Tuesday, February 19, 2013

The Aeneid--A Review



What a ride.  I am so grateful to have stumbled upon:
The book club was just starting the Aeneid, so I jumped in with both feet.

I am a better person for having read this book.  I just finished it and I'm feeling a little thunderstruck at the ending, as if a movie just cut to black at the climactic scene.  I hope I can be organized enough to put my thoughts on paper (or computer, as it were).

First, let me praise Sarah Ruden's translation.  The language sings.  Some of the lines just beg to be read, re-read aloud, committed to memory.  One of the most memorable passages to me is when old King Evander sends his only and greatly beloved son Pallas into battle:
"You, gods above, and your great governor
Jupiter, pity an Arcadian king,
And hear a father's prayer.  If your divine power
And fate will keep my Pallas safe for me,
And if I live to see him face to face,
I beg to live, no matter what I suffer.
But if you threaten, Fortune, what I can't say,
Let me break off my wretched life already,
While fears are unconfirmed, hope arguable,
While you, dear son, sole pleasure of my old age,
Are in my arms, and no hard news is wounding
My ears." The father, at the last farewell,
Poured out these words, and swooned.
 Beautiful, human, powerful.  Brave men facing the unknown.

Second, the characters, even those sketched so briefly, are vivid.  Many appear for just a page or two, but Vergil's precise storytelling renders so many as real people. ("Is it gods who make me want this, or do we make our deadly urges gods?")  Frankly, my limited reading of the classics, including this one, points me to the fact that human nature is unchanged.  We all long for heroes, to be heroic, and we all have flaws.  Seeing those characteristics in these larger-than-life characters makes you look at everyone around you with different eyes.
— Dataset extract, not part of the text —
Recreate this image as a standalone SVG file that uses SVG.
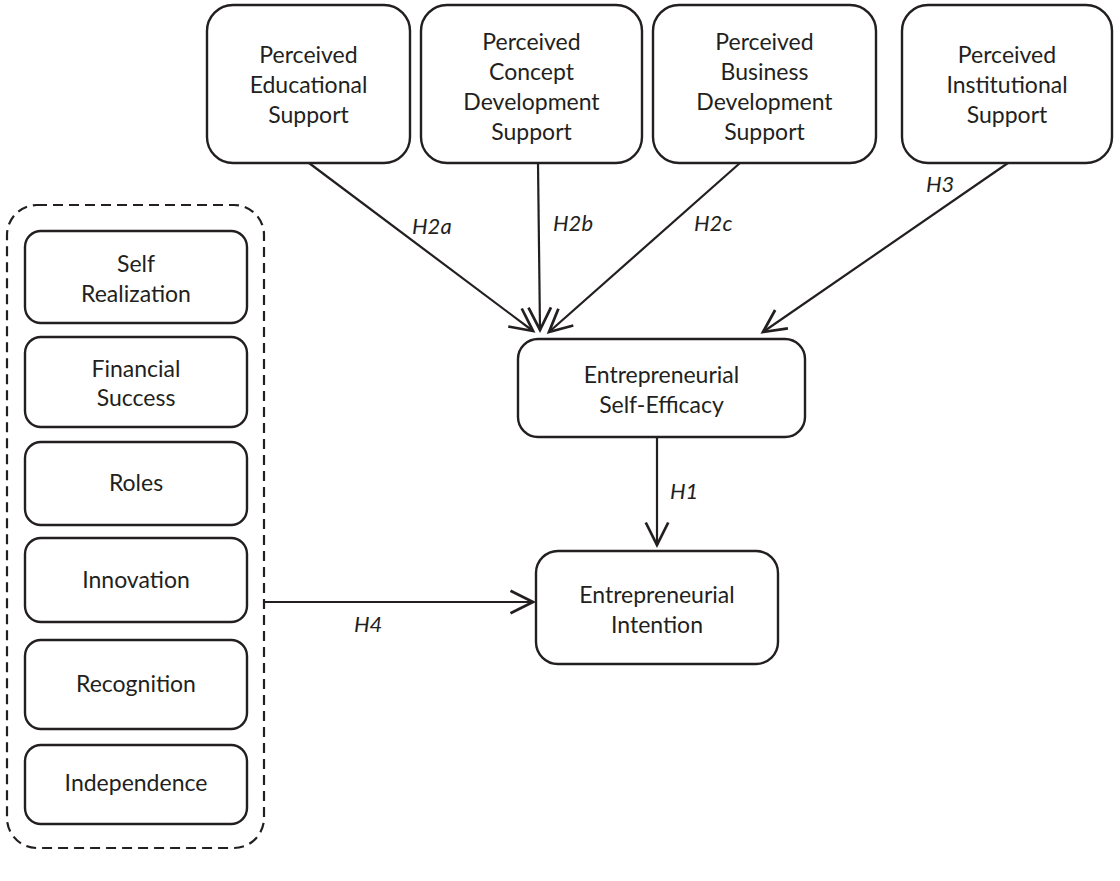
<svg xmlns="http://www.w3.org/2000/svg" width="1120" height="881" viewBox="0 0 1120 881">
<defs>
<style>
.box{fill:#fff;stroke:#231f20;stroke-width:2.4}
.dash{fill:none;stroke:#231f20;stroke-width:2.2;stroke-dasharray:10 6}
.t{font-family:Lato,"Liberation Sans",sans-serif;font-size:23px;fill:#231f20;text-anchor:middle}
.lbl{font-family:Lato,"Liberation Sans",sans-serif;font-size:22px;font-style:italic;fill:#231f20}
.c{stroke:#231f20;stroke-width:2.2;fill:none;marker-end:url(#ah)}
</style>
<marker id="ah" markerUnits="userSpaceOnUse" markerWidth="30" markerHeight="30" viewBox="-20 -12 24 24" refX="0" refY="0" orient="auto">
<path d="M-18,-9 L0,0 L-18,9" fill="none" stroke="#231f20" stroke-width="2.2"/>
</marker>
</defs>
<rect width="1120" height="881" fill="#fff"/>

<g id="n-educational">
<rect class="box" x="207" y="5" width="203" height="158" rx="26"/>
<text class="t" x="308.5" y="63">Perceived</text>
<text class="t" x="308.5" y="93">Educational</text>
<text class="t" x="308.5" y="123">Support</text>
</g>
<g id="n-concept">
<rect class="box" x="421" y="5" width="221" height="158" rx="26"/>
<text class="t" x="531.5" y="50">Perceived</text>
<text class="t" x="531.5" y="80">Concept</text>
<text class="t" x="531.5" y="110">Development</text>
<text class="t" x="531.5" y="140">Support</text>
</g>
<g id="n-business">
<rect class="box" x="653" y="5" width="223" height="158" rx="26"/>
<text class="t" x="764.5" y="50">Perceived</text>
<text class="t" x="764.5" y="80">Business</text>
<text class="t" x="764.5" y="110">Development</text>
<text class="t" x="764.5" y="140">Support</text>
</g>
<g id="n-institutional">
<rect class="box" x="902" y="5" width="210" height="158" rx="26"/>
<text class="t" x="1007" y="63">Perceived</text>
<text class="t" x="1007" y="93">Institutional</text>
<text class="t" x="1007" y="123">Support</text>
</g>
<g id="n-selfefficacy">
<rect class="box" x="518" y="339" width="287" height="98" rx="20"/>
<text class="t" x="661.5" y="383">Entrepreneurial</text>
<text class="t" x="661.5" y="413">Self-Efficacy</text>
</g>
<g id="n-intention">
<rect class="box" x="536" y="551" width="242" height="113" rx="22"/>
<text class="t" x="657" y="603">Entrepreneurial</text>
<text class="t" x="657" y="633">Intention</text>
</g>
<g id="n-values">
<rect class="dash" x="7" y="205" width="257" height="643" rx="30"/>
<g id="n-selfrealization">
<rect class="box" x="25" y="231" width="222" height="92" rx="16"/>
<text class="t" x="136" y="272">Self</text>
<text class="t" x="136" y="302">Realization</text>
</g>
<g id="n-financial">
<rect class="box" x="25" y="337" width="222" height="90" rx="16"/>
<text class="t" x="136" y="377">Financial</text>
<text class="t" x="136" y="406">Success</text>
</g>
<g id="n-roles">
<rect class="box" x="25" y="442" width="222" height="83" rx="16"/>
<text class="t" x="136" y="491">Roles</text>
</g>
<g id="n-innovation">
<rect class="box" x="25" y="538" width="222" height="84" rx="16"/>
<text class="t" x="136" y="588">Innovation</text>
</g>
<g id="n-recognition">
<rect class="box" x="25" y="640" width="222" height="89" rx="16"/>
<text class="t" x="136" y="692">Recognition</text>
</g>
<g id="n-independence">
<rect class="box" x="25" y="745" width="222" height="79" rx="16"/>
<text class="t" x="136" y="791">Independence</text>
</g>
</g>

<g id="connectors">
<line class="c" x1="309" y1="163" x2="533" y2="331"/>
<line class="c" x1="538" y1="163" x2="540" y2="330"/>
<line class="c" x1="740" y1="163" x2="549" y2="332"/>
<line class="c" x1="1008" y1="163" x2="763" y2="332"/>
<line class="c" x1="657" y1="437" x2="657" y2="545"/>
<line class="c" x1="264" y1="602" x2="533" y2="602"/>
<text class="lbl" x="412" y="234">H2a</text>
<text class="lbl" x="553" y="231">H2b</text>
<text class="lbl" x="694" y="231">H2c</text>
<text class="lbl" x="926" y="192">H3</text>
<text class="lbl" x="670" y="499">H1</text>
<text class="lbl" x="354" y="632">H4</text>
</g>
</svg>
Third, the scope is vast and sweeping, both geographically and emotionally.  This book has it all--  a desperate flight from defeated Troy, wild ocean adventures, romance (and jilted lovers), intense battles--all while suffering the meddling of the gods.

I don't want to do a more careful analysis, because I just want to savor the story and the effect it's had on me for a while.  Apparently I've raved enough about it that Matthew took it out of my hands the moment I finished it. 

I do want to highlight one thing I've discovered about reading "hard" books:  don't read the introduction, author's notes, or any lectures before you read the work itself.  Meet the story on its own terms.  Time and again I had my enjoyment of a book derailed by reading about the book before I read the book, and I came to it with preconceived ideas.  You can read these books.  I can read these books.  Just jump in.

1 comment:

Mary Prather said...

Thanks for the encouragement, Cheryl. That is great advice at the end. :-)

I love the example you are setting for you kids by reading "hard" books!